Meat production worldwide currently takes up about one third of the world's ice-free land. Meat is a major component of cuisine in nearly every human culture. Agriculture employs one in four people in the global workforce (a large proportion of whom are women), and animal rearing and feed production are large parts of this system. These are mind-boggling statistics, and their implications are equally staggering. A future with a cultured meat industry will have to deal with the large-scale disruption in traditional food production, including unemployed farmers, large changes in feedstock production, and significantly altered land management. These are hardly changes that will come about easily.
Until now, the evolution of domesticated animals has been closely tied to human societies. Changing this relationship raises important ethical considerations, and right now, there are more questions than answers. What responsibility do humans have to breeds of cattle and poultry whose existence is almost entirely dependent and predicated on agriculture? Conversely, would it be a moral victory to be free of the necessity of killing other animals for our survival? What does such a judgement mean for the morals of the millions of people currently involved in meat production?
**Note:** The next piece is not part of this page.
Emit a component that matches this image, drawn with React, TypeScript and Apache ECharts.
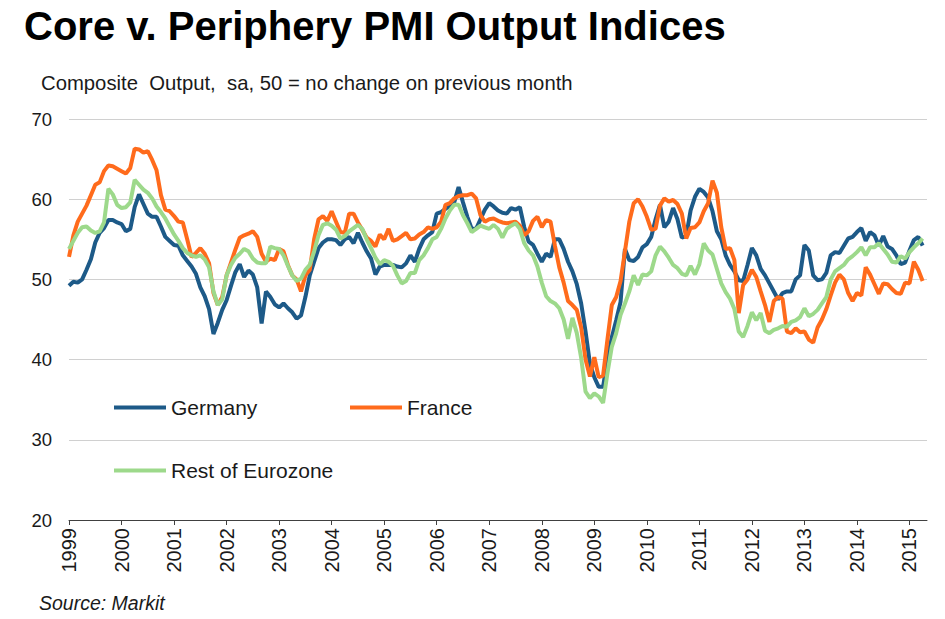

And do we have the mechanisms to ensure that land freed from animal agriculture is used in an environmentally beneficial manner, rather than being snapped up for more damaging industrial processes?
On the flip side, researchers point out that cultured meat could also lead to more personalized food choices, where nutrient compositions could be tailored to suit individual biological needs. If animal slaughterhouses become replaced by cultured meat, would that result in a general acceptance of animal rights? And will these changes increase or decrease the inequality between the Western and the developing world?